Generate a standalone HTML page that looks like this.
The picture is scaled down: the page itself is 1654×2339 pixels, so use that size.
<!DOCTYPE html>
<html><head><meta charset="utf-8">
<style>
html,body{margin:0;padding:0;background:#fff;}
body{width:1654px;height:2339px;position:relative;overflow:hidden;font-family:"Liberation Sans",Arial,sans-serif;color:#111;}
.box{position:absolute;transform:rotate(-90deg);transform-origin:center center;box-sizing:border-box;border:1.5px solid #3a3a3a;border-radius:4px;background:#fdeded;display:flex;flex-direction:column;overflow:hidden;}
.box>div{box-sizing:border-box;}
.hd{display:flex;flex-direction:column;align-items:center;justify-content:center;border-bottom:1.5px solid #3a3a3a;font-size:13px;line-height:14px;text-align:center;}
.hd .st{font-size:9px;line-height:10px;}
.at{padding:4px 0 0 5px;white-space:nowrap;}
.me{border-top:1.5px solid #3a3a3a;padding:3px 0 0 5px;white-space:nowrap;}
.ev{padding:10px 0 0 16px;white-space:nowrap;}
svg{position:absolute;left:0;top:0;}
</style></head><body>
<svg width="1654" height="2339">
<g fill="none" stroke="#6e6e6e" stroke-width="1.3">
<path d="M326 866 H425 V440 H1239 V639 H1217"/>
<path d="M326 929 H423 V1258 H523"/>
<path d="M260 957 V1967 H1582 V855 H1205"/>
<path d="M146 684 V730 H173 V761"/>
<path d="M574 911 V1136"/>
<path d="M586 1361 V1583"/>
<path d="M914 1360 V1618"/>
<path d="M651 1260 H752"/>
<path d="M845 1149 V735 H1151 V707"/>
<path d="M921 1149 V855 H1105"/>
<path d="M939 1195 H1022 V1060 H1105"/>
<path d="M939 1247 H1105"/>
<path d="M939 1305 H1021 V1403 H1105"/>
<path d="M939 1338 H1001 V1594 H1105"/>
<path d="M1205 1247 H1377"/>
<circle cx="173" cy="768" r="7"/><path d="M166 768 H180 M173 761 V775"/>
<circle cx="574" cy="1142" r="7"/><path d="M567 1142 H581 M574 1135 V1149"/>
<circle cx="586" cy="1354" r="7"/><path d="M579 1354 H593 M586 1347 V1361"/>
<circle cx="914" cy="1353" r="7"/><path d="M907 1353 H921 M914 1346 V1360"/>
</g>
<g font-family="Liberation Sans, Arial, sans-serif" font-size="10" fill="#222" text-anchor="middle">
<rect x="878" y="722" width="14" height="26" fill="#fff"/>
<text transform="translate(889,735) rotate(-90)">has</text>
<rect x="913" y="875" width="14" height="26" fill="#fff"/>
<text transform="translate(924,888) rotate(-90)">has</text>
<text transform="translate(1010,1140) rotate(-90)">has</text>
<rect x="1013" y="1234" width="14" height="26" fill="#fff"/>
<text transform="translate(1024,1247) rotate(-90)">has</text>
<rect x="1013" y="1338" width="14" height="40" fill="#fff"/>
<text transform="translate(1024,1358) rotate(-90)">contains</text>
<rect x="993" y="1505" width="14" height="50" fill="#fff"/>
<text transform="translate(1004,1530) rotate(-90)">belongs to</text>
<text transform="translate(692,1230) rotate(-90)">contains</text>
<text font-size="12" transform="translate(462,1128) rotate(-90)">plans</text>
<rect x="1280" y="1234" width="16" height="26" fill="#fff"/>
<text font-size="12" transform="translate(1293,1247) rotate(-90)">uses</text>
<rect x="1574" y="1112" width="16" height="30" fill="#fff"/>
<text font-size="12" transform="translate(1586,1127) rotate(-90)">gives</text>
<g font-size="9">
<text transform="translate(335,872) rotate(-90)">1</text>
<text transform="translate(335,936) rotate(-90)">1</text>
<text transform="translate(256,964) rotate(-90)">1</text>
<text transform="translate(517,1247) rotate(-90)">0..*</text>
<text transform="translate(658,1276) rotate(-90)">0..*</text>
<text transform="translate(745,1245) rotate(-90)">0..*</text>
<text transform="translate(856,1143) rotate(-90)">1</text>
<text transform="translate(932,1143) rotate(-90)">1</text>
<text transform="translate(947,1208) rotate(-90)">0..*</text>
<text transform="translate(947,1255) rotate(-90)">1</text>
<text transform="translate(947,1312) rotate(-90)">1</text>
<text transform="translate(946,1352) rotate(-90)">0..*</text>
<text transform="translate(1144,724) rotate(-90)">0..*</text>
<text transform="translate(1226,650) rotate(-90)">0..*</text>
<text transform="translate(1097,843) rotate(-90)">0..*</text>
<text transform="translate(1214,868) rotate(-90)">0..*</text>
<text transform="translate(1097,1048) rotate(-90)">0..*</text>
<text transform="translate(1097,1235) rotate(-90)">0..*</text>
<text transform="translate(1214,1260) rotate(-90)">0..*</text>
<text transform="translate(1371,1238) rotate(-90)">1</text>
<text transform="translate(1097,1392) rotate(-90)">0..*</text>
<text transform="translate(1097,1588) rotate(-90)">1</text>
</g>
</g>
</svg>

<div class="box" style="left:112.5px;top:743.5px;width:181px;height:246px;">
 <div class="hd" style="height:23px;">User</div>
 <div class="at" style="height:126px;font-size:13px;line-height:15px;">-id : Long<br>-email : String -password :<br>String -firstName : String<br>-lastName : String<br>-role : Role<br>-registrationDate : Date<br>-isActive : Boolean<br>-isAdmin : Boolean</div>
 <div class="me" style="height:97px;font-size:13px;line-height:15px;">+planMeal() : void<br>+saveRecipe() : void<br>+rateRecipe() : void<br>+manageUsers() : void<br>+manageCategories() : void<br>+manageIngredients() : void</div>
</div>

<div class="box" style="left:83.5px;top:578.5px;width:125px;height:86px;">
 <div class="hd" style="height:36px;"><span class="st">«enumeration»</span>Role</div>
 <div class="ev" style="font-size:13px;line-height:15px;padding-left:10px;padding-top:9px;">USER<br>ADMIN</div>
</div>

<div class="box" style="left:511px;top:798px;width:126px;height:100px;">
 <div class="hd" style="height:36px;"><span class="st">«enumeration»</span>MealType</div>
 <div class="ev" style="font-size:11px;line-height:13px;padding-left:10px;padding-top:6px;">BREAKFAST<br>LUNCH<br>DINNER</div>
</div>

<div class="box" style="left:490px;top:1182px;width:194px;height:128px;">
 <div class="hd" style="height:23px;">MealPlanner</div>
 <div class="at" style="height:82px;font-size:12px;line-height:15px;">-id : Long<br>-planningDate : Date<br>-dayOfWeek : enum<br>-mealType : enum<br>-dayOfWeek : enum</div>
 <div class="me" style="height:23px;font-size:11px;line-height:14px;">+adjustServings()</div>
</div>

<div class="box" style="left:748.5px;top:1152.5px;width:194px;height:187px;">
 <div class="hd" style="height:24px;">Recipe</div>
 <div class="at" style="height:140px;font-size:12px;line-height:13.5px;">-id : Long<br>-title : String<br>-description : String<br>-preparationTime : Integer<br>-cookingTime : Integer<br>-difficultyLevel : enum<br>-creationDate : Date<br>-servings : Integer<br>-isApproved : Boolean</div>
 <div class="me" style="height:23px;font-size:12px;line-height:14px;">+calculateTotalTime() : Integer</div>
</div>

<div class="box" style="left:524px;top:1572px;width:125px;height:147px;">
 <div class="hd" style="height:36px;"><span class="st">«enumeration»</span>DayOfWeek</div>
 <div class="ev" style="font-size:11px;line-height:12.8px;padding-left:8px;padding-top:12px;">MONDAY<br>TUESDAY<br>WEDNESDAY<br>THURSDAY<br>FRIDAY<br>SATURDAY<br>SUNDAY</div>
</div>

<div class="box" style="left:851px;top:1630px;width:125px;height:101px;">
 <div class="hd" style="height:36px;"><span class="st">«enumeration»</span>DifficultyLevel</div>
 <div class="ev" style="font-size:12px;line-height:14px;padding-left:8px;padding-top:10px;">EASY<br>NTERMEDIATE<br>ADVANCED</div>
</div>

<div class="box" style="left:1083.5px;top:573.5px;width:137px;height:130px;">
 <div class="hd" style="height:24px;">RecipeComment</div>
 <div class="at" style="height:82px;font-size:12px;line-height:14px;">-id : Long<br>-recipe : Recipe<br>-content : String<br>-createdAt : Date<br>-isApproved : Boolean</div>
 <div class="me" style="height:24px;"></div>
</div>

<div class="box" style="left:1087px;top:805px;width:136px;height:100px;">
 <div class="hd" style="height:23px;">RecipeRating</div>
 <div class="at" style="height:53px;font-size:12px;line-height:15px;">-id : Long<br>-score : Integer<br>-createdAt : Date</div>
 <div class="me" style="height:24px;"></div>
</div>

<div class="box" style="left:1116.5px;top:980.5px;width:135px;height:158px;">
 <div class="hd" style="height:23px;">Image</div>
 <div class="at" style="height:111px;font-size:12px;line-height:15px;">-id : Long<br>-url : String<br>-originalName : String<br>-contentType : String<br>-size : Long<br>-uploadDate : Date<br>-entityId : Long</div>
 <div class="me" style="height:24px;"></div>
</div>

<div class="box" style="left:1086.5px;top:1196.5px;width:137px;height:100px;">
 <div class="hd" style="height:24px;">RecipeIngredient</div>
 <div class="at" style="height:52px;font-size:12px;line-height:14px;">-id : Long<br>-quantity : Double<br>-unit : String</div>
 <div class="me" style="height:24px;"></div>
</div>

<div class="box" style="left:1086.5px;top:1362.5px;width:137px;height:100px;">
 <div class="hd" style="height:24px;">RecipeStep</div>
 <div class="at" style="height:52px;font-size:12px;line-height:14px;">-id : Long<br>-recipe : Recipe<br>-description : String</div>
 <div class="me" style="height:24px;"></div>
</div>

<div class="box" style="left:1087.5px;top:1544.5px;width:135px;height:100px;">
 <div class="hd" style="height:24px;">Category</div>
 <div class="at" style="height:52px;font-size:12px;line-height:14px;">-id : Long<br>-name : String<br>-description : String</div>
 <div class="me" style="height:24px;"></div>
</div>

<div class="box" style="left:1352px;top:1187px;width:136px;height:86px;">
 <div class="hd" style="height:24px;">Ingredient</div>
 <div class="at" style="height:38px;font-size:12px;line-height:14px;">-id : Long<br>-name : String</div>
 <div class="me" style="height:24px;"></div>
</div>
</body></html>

> Problem description
Using the material above, gather every line that includes "page".

> Output
Generate a standalone HTML page that looks like this.
The picture is scaled down: the page itself is 1654×2339 pixels, so use that size.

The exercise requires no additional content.